*WHAT YOU HAVE TO DO*. Show, in full, each line of the data that contains "this".

*DATASET ENTRIES*.
>>>

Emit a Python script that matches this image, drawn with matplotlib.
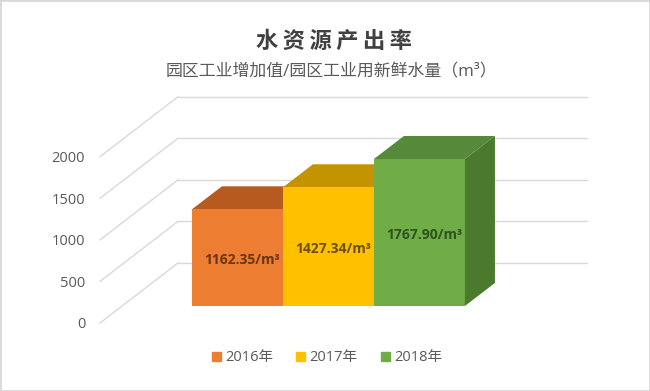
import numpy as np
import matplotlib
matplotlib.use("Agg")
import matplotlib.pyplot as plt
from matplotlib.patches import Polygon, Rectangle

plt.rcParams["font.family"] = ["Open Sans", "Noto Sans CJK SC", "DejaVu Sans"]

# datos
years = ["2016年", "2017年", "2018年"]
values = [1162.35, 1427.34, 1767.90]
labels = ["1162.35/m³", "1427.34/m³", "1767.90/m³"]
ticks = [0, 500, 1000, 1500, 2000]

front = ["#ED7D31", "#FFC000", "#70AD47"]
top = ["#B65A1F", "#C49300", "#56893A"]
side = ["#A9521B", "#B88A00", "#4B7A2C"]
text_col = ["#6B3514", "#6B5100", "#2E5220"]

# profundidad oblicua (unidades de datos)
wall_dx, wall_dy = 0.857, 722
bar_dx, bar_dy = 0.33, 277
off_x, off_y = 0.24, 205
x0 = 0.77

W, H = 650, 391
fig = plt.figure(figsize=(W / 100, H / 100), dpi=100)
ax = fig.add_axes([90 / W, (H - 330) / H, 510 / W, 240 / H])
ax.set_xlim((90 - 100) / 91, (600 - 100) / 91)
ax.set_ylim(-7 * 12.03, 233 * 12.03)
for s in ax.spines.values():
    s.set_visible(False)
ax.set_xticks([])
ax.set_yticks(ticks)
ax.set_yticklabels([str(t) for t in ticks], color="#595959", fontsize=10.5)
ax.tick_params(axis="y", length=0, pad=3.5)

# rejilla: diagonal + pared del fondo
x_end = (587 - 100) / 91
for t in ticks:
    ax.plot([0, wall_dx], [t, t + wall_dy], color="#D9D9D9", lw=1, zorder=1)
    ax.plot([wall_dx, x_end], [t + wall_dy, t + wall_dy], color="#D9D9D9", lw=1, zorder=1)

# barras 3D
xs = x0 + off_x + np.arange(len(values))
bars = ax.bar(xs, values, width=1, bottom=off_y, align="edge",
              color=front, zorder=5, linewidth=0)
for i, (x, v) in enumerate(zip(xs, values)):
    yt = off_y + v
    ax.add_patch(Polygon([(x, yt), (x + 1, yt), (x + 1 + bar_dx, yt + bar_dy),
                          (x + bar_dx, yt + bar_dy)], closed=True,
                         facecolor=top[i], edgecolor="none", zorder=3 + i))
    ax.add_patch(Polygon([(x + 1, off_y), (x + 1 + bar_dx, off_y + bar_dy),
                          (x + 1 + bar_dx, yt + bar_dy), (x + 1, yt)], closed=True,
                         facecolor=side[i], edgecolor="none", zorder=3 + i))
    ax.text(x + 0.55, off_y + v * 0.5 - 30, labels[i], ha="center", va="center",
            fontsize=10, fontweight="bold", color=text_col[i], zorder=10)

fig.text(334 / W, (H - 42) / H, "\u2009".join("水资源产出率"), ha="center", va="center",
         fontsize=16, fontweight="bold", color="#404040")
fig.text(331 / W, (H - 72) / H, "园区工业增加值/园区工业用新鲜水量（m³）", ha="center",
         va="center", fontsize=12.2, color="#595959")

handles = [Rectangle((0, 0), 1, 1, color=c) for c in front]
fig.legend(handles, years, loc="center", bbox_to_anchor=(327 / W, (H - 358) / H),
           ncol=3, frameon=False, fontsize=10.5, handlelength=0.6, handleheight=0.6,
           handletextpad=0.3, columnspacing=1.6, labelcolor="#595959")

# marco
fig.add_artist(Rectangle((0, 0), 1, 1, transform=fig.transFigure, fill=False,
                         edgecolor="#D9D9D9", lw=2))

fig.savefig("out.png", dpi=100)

<<<
>>>

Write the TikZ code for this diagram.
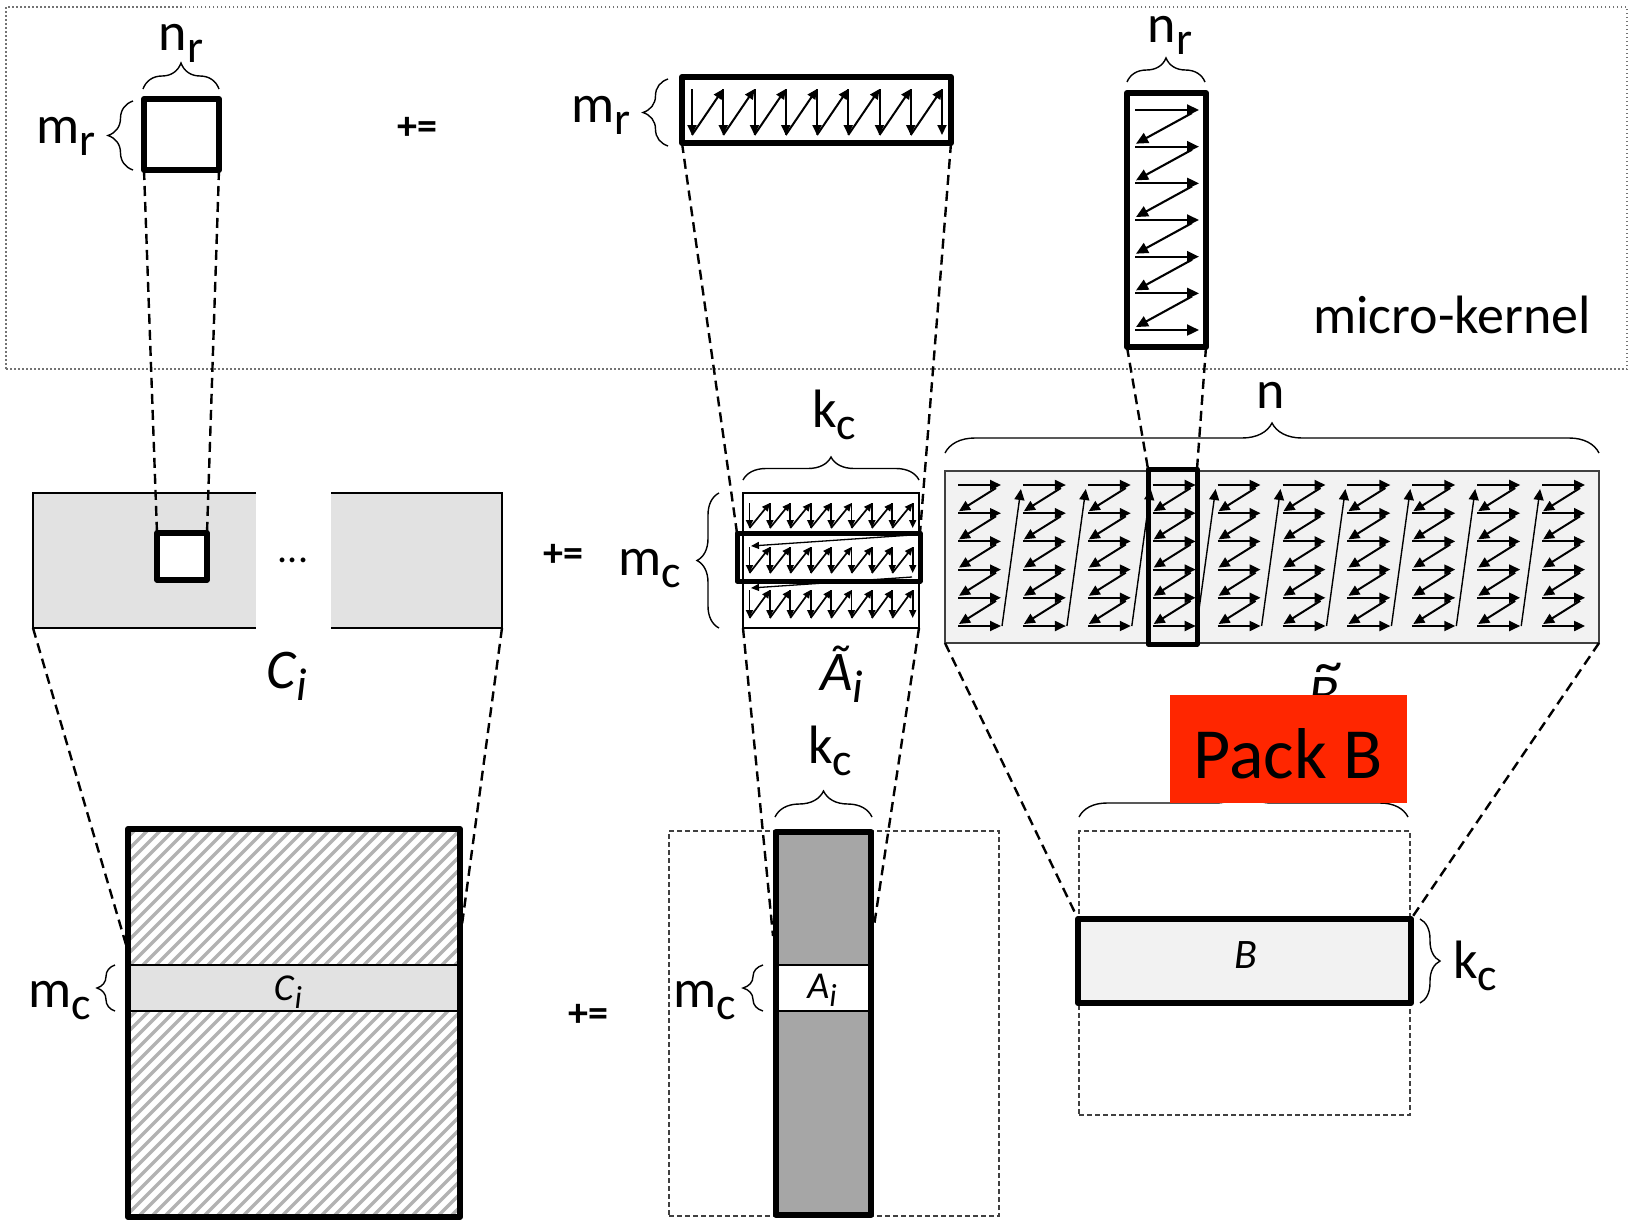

<<<

*ANSWER*.
Emit a Python script that matches this image, drawn with matplotlib.
Write the TikZ code for this diagram.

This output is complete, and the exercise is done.